Tuesday 14 June 2016

Village Life and a Village Death

Yesterday I attended another meeting at our tiny village hall.   It is a new group for the oldies and the new oldies, a new initiative by the local district council -  to show how much they care for country folk and the elderly.

I must extract my tongue from my cheek.

This is the same council which intends to make us pay for the street lighting in the village (eg they say the call-out fee would be about £700 to have someone change a light bulb... which could explain why we once had to wait almost two years for the only one near us to have the bulb changed) otherwise they will remove the poles and that will be that forever.

Of course this has stimulated much heated discussion within and without the village.  As ever there are those who want the lights left on, others don't see any benefit to themselves so are happy to opt out, while the rest simply don't care.

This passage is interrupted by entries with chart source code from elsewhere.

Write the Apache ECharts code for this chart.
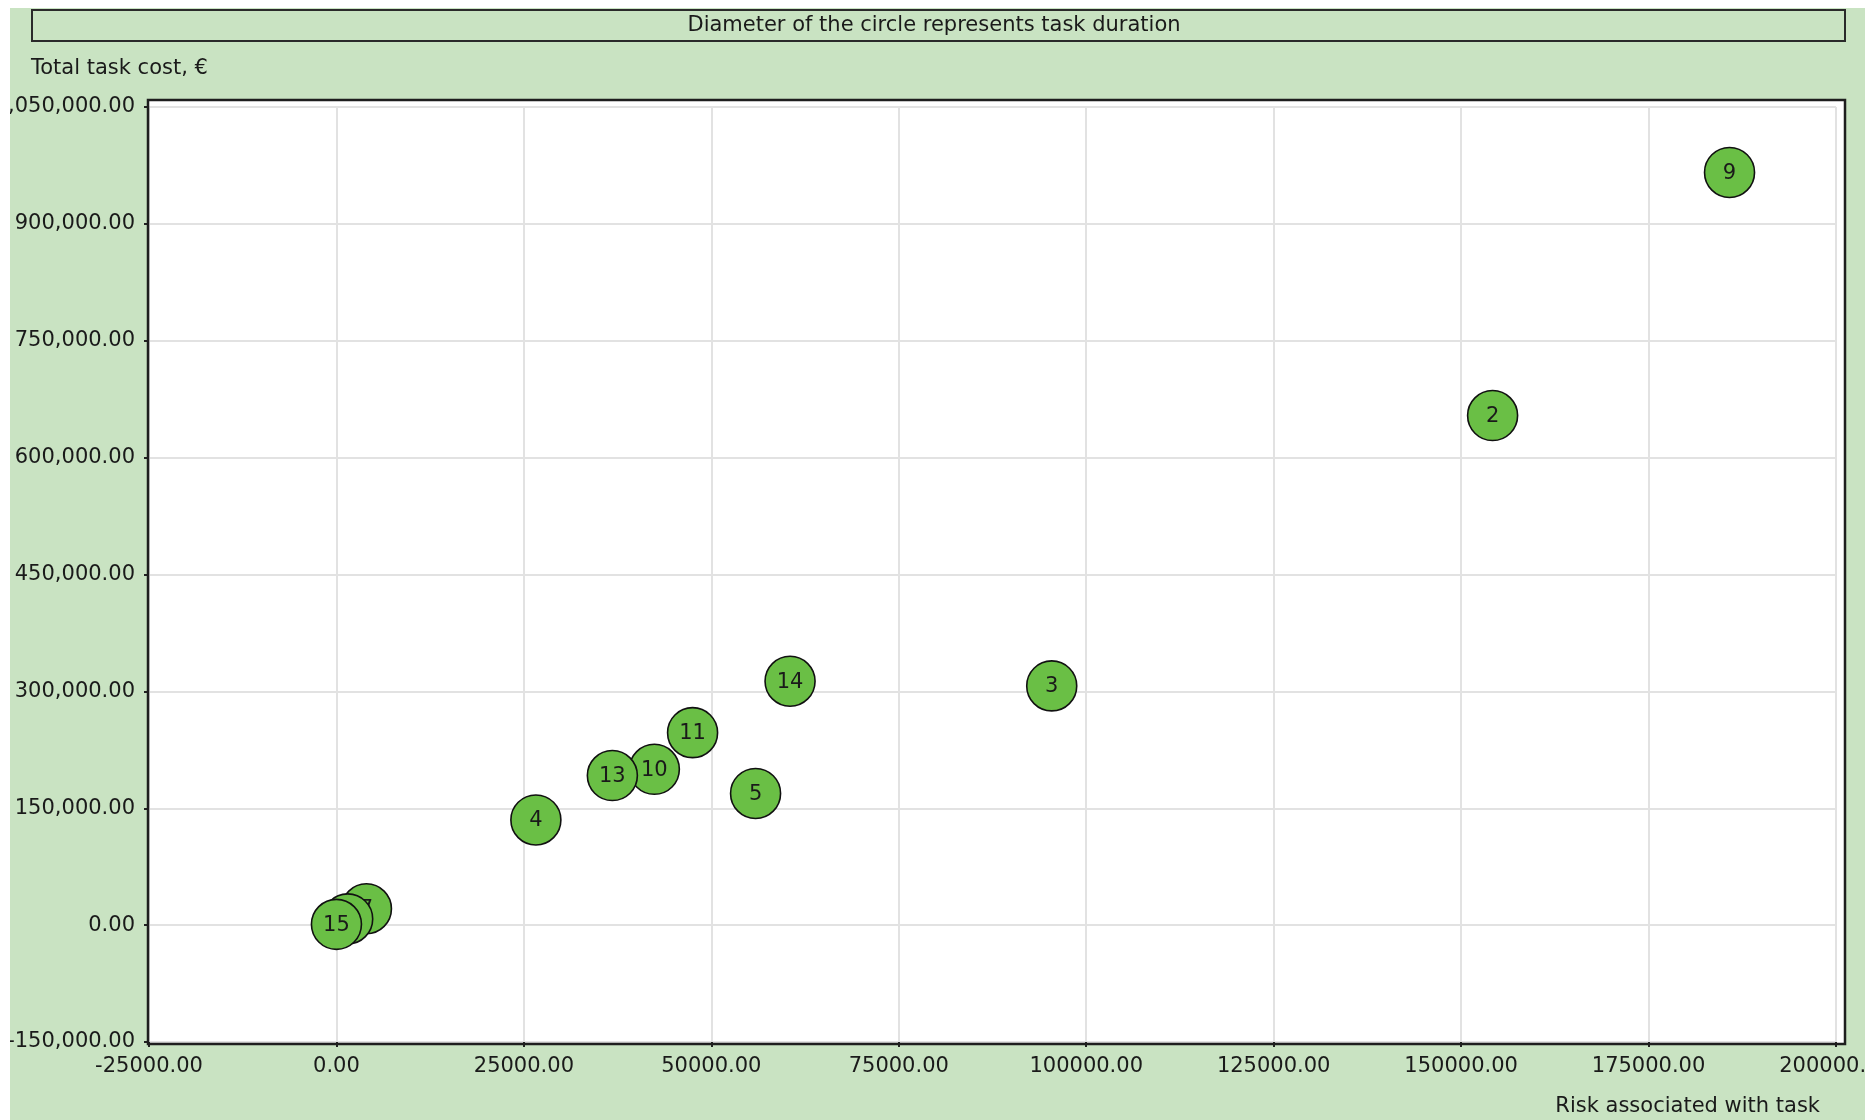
<!DOCTYPE html>
<html>
<head>
<meta charset="utf-8">
<script src="https://cdn.jsdelivr.net/npm/echarts@6/dist/echarts.min.js"></script>
<style>
  html, body { margin: 0; padding: 0; background: #ffffff; }
  #chart { position: absolute; left: 10px; top: 8px; width: 1855px; height: 1112px; }
</style>
</head>
<body>
<div id="chart"></div>
<script>
// Task bubbles: risk (x) against total cost (y); drawn in task order so later tasks sit on top.
const taskIds     = ['2', '3', '4', '5', '7', '9', '10', '11', '12', '13', '14', '15'];
const riskValues  = [154200, 95400, 26600, 55900, 4000, 185800, 42400, 47500, 1500, 36800, 60500, 0];
const costValues  = [654000, 307000, 135000, 169000, 21000, 966000, 200000, 247000, 8000, 192000, 313000, 1000];

// Axis ticks
const xTicks = [-25000, 0, 25000, 50000, 75000, 100000, 125000, 150000, 175000, 200000];
const yTicks = [-150000, 0, 150000, 300000, 450000, 600000, 750000, 900000, 1050000];

const titleText = 'Diameter of the circle represents task duration';
const yAxisTitle = 'Total task cost, €';
const xAxisTitle = 'Risk associated with task';

const FONT = '"DejaVu Sans", "Liberation Sans", sans-serif';
const FONT_SIZE = 21;
const TEXT_COLOR = '#1a1a1a';
const PANEL_GREEN = '#c9e3c2';
const BUBBLE_GREEN = '#6abf45';

const chart = echarts.init(document.getElementById('chart'), null, { renderer: 'canvas' });

const gridBox = { left: 139, top: 99, width: 1687, height: 935 };

const tickStyle = { show: true, inside: false, length: 5, lineStyle: { color: '#222', width: 2 } };
const gridLineStyle = { show: true, lineStyle: { color: '#e2e2e2', width: 2 } };

chart.setOption({
  animation: false,
  backgroundColor: PANEL_GREEN,
  grid: {
    left: gridBox.left, top: gridBox.top, width: gridBox.width, height: gridBox.height,
    containLabel: false,
    outerBoundsMode: 'none'
  },
  xAxis: {
    type: 'value',
    min: xTicks[0],
    max: xTicks[xTicks.length - 1],
    interval: xTicks[1] - xTicks[0],
    axisLine: { show: false, onZero: false },
    axisTick: tickStyle,
    axisLabel: {
      margin: 14,
      color: TEXT_COLOR,
      fontFamily: FONT,
      fontSize: FONT_SIZE,
      hideOverlap: false,
      formatter: v => v.toFixed(2)
    },
    splitLine: gridLineStyle
  },
  yAxis: {
    type: 'value',
    min: yTicks[0],
    max: yTicks[yTicks.length - 1],
    interval: yTicks[1] - yTicks[0],
    axisLine: { show: false, onZero: false },
    axisTick: tickStyle,
    axisLabel: {
      margin: 14,
      color: TEXT_COLOR,
      fontFamily: FONT,
      fontSize: FONT_SIZE,
      hideOverlap: false,
      formatter: v => v.toLocaleString('en-US', { minimumFractionDigits: 2, maximumFractionDigits: 2 })
    },
    splitLine: gridLineStyle
  },
  graphic: [
    // plot background
    {
      type: 'rect', z: -10, silent: true,
      shape: { x: 138, y: 92, width: 1697, height: 944 },
      style: { fill: '#ffffff' }
    },
    // plot frame
    {
      type: 'rect', z: 1, silent: true,
      shape: { x: 138, y: 92, width: 1697, height: 944 },
      style: { fill: 'none', stroke: '#1e1e1e', lineWidth: 2.5 }
    },
    // caption box
    {
      type: 'rect', silent: true,
      shape: { x: 22, y: 2, width: 1813, height: 31 },
      style: { fill: PANEL_GREEN, stroke: '#2a2a2a', lineWidth: 2 }
    },
    {
      type: 'text', silent: true, x: 924, y: 18,
      style: { text: titleText, fill: TEXT_COLOR, font: FONT_SIZE + 'px ' + FONT, align: 'center', verticalAlign: 'middle' }
    },
    {
      type: 'text', silent: true, x: 21, y: 61,
      style: { text: yAxisTitle, fill: TEXT_COLOR, font: FONT_SIZE + 'px ' + FONT, align: 'left', verticalAlign: 'middle' }
    },
    {
      type: 'text', silent: true, x: 1810, y: 1099,
      style: { text: xAxisTitle, fill: TEXT_COLOR, font: FONT_SIZE + 'px ' + FONT, align: 'right', verticalAlign: 'middle' }
    }
  ],
  series: [{
    type: 'custom',
    coordinateSystem: 'cartesian2d',
    data: taskIds.map((id, i) => [riskValues[i], costValues[i]]),
    encode: { x: 0, y: 1 },
    renderItem: function (params, api) {
      const p = api.coord([api.value(0), api.value(1)]);
      return {
        type: 'group',
        children: [
          {
            type: 'circle',
            shape: { cx: p[0], cy: p[1], r: 25 },
            style: { fill: BUBBLE_GREEN, stroke: '#111', lineWidth: 1.6 }
          },
          {
            type: 'text',
            x: p[0], y: p[1] + 1,
            style: {
              text: taskIds[params.dataIndex],
              fill: TEXT_COLOR,
              font: FONT_SIZE + 'px ' + FONT,
              align: 'center',
              verticalAlign: 'middle'
            }
          }
        ]
      };
    }
  }]
});
</script>
</body>
</html>
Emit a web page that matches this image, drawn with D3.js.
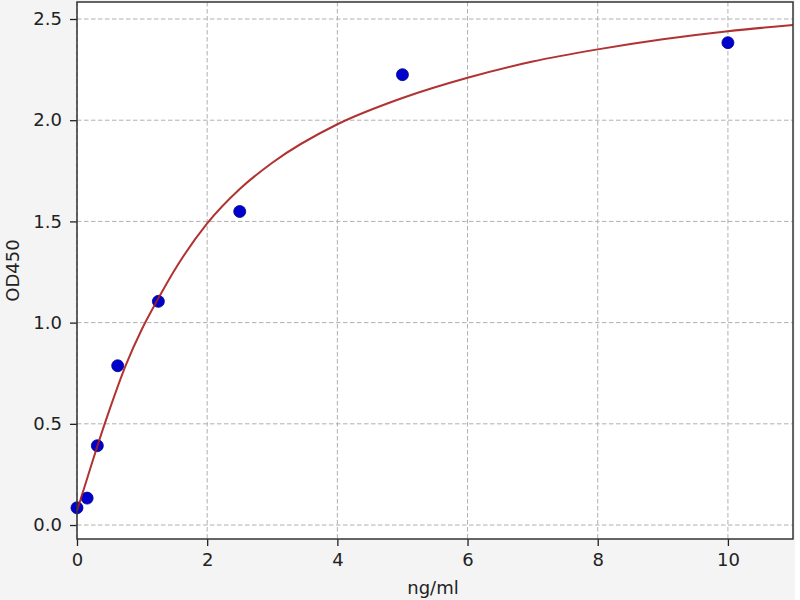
<!DOCTYPE html>
<html>
<head>
<meta charset="utf-8">
<script src="https://cdn.jsdelivr.net/npm/d3@7"></script>
<style>
  html, body { margin: 0; padding: 0; background: #f4f4f4; }
  svg { display: block; font-family: "DejaVu Sans", sans-serif; }
</style>
</head>
<body>
<div id="chart"></div>
<script>
// Standards (measured points)
const concentrations = [0, 0.156, 0.3125, 0.625, 1.25, 2.5, 5, 10];
const odValues = [0.085, 0.133, 0.392, 0.787, 1.105, 1.549, 2.225, 2.383];

// Fitted curve
const curveX = [0, 0.156, 0.3125, 0.5, 0.75, 1, 1.25, 1.5, 2, 2.5, 3, 4, 5, 6, 7, 8, 9, 10, 11];
const curveY = [0.07, 0.23, 0.39, 0.57, 0.79, 0.97, 1.12, 1.26, 1.49, 1.66, 1.79, 1.98, 2.11, 2.21, 2.29, 2.35, 2.40, 2.44, 2.47];

// Tick labels
const xTicks = [0, 2, 4, 6, 8, 10];
const yTicks = [0.0, 0.5, 1.0, 1.5, 2.0, 2.5];

const W = 800, H = 600;
const margin = { top: 2, right: 7, bottom: 61, left: 77 };
const width = W - margin.left - margin.right;
const height = H - margin.top - margin.bottom;

const svg = d3.select('#chart')
    .append('svg')
    .attr('width', W)
    .attr('height', H);

// white strip at the right edge of the picture
svg.append('rect')
    .attr('x', 795).attr('y', 0)
    .attr('width', 5).attr('height', H)
    .attr('fill', '#ffffff');

const g = svg.append('g')
    .attr('transform', `translate(${margin.left},${margin.top})`);

const x = d3.scaleLinear().domain([0, 11]).range([0, width]);
const y = d3.scaleLinear().domain([-0.069, 2.584]).range([height, 0]);

// plot background
g.append('rect')
    .attr('width', width)
    .attr('height', height)
    .attr('fill', '#ffffff');

// grid
g.append('g')
    .selectAll('line')
    .data(xTicks)
    .enter()
    .append('line')
    .attr('x1', d => x(d)).attr('x2', d => x(d))
    .attr('y1', 0).attr('y2', height)
    .attr('stroke', '#b0b0b0')
    .attr('stroke-width', 1)
    .attr('stroke-dasharray', '4.5,2.5');

g.append('g')
    .selectAll('line')
    .data(yTicks)
    .enter()
    .append('line')
    .attr('x1', 0).attr('x2', width)
    .attr('y1', d => y(d)).attr('y2', d => y(d))
    .attr('stroke', '#b0b0b0')
    .attr('stroke-width', 1)
    .attr('stroke-dasharray', '4.5,2.5');

// points
g.append('g')
    .selectAll('circle')
    .data(concentrations)
    .enter()
    .append('circle')
    .attr('cx', (d, i) => x(d))
    .attr('cy', (d, i) => y(odValues[i]))
    .attr('r', 6)
    .attr('fill', '#0000cc')
    .attr('stroke', '#00008b')
    .attr('stroke-width', 0.8);

// fitted curve
const line = d3.line()
    .x(d => x(d[0]))
    .y(d => y(d[1]))
    .curve(d3.curveMonotoneX);

g.append('path')
    .datum(curveX.map((d, i) => [d, curveY[i]]))
    .attr('d', line)
    .attr('fill', 'none')
    .attr('stroke', '#a81c1c')
    .attr('stroke-opacity', 0.9)
    .attr('stroke-width', 2);

// axes
const xAxis = d3.axisBottom(x).tickValues(xTicks).tickFormat(d3.format('d')).tickSize(7).tickPadding(7);
const yAxis = d3.axisLeft(y).tickValues(yTicks).tickFormat(d3.format('.1f')).tickSize(7).tickPadding(8);

const xg = g.append('g')
    .attr('transform', `translate(0,${height})`)
    .call(xAxis);
const yg = g.append('g').call(yAxis);

[xg, yg].forEach(a => {
    a.select('.domain').remove();
    a.selectAll('line').attr('stroke', '#222').attr('stroke-width', 1.3);
    a.selectAll('text')
        .attr('fill', '#222')
        .style('font-size', '18px')
        .style('font-family', '"DejaVu Sans", sans-serif');
});

// frame
g.append('rect')
    .attr('width', width)
    .attr('height', height)
    .attr('fill', 'none')
    .attr('stroke', '#333')
    .attr('stroke-width', 1.5);

// axis titles
svg.append('text')
    .attr('x', margin.left + width / 2 - 2)
    .attr('y', 594)
    .attr('text-anchor', 'middle')
    .attr('fill', '#222')
    .style('font-size', '18px')
    .text('ng/ml');

svg.append('text')
    .attr('transform', `translate(19,${margin.top + height / 2}) rotate(-90)`)
    .attr('text-anchor', 'middle')
    .attr('fill', '#222')
    .style('font-size', '18px')
    .text('OD450');
</script>
</body>
</html>
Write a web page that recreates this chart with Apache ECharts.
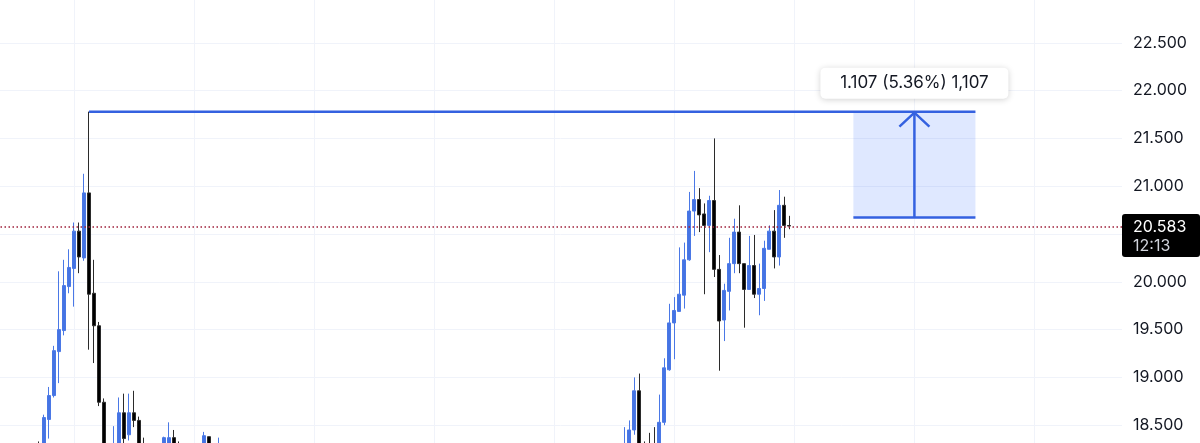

The jury is still out.   Either that or we just haven't been told of the final decision yet.

Anyway, they have some National Lottery funding burning a hole in their pocket and someone had the idea of opening up the village hall once a month so that the older folk (how strange it feels to be included in that group,  don't they realise that I am really only in my 20's?) can meet up and enjoy some social connection.

Yesterday's little gathering was attended by, perhaps, a dozen people.   Pretty good for such a tiny, and I do mean tiny, village.

We had cups of tea and slices of cake, lots of chat and discussion about how to proceed.    We will only meet once a month - funding can be found for the rent of the village hall and for expenses for someone to come in and give a talk, lesson, demonstration.   Doesn't sound too onerous, at the moment but that could change.

Although I notice it is the same ones as usual who have to set up the tables, make tea and then stack chairs, etc.   Nothing changes.

Miss Read, one of our village elders, a former school teacher, is going to get the ball rolling, which is nice of her.    Someone else wants to have an art class, another wants some plant advice from the more green-fingered among us,  and the idea of a meal at the pub was mooted too.    All pretty tame stuff.

But how about this?

Poppy, how about giving us a demonstration of how you can make these wonderful garnishes, or perhaps you could show everyone how you serve tea, Chinese-style?   The special tea would be purchased through expenses.

I think something like that would be well received and greatly appreciated by everyone.   Have a think about it.   Your audience would be tiny but very appreciative of your skills.

The tea ceremony would be something completely different and they would love the beauty and formality of it.

Enough of all that though.

The village has lost another elder, one of the truly long-term residents.  His family have lived here for generations - the old village blacksmith.

I posted about him on my old blog.  This was taken a few years ago when he had to give up working the forge due to ill health, so all the equipment was auctioned.  A sad day then and a sad day today.

The village signs acknowledge that we were once lucky enough to have a village blacksmith, so he won't be forgotten.


  1. What beautiful flower carvings. I would love to learn to make those!

    1. Hi Sol, They look fabulous! Tomatoes with a zig-zag cut through the middle is about as fancy as my embellishments get, but I'm willing to learn.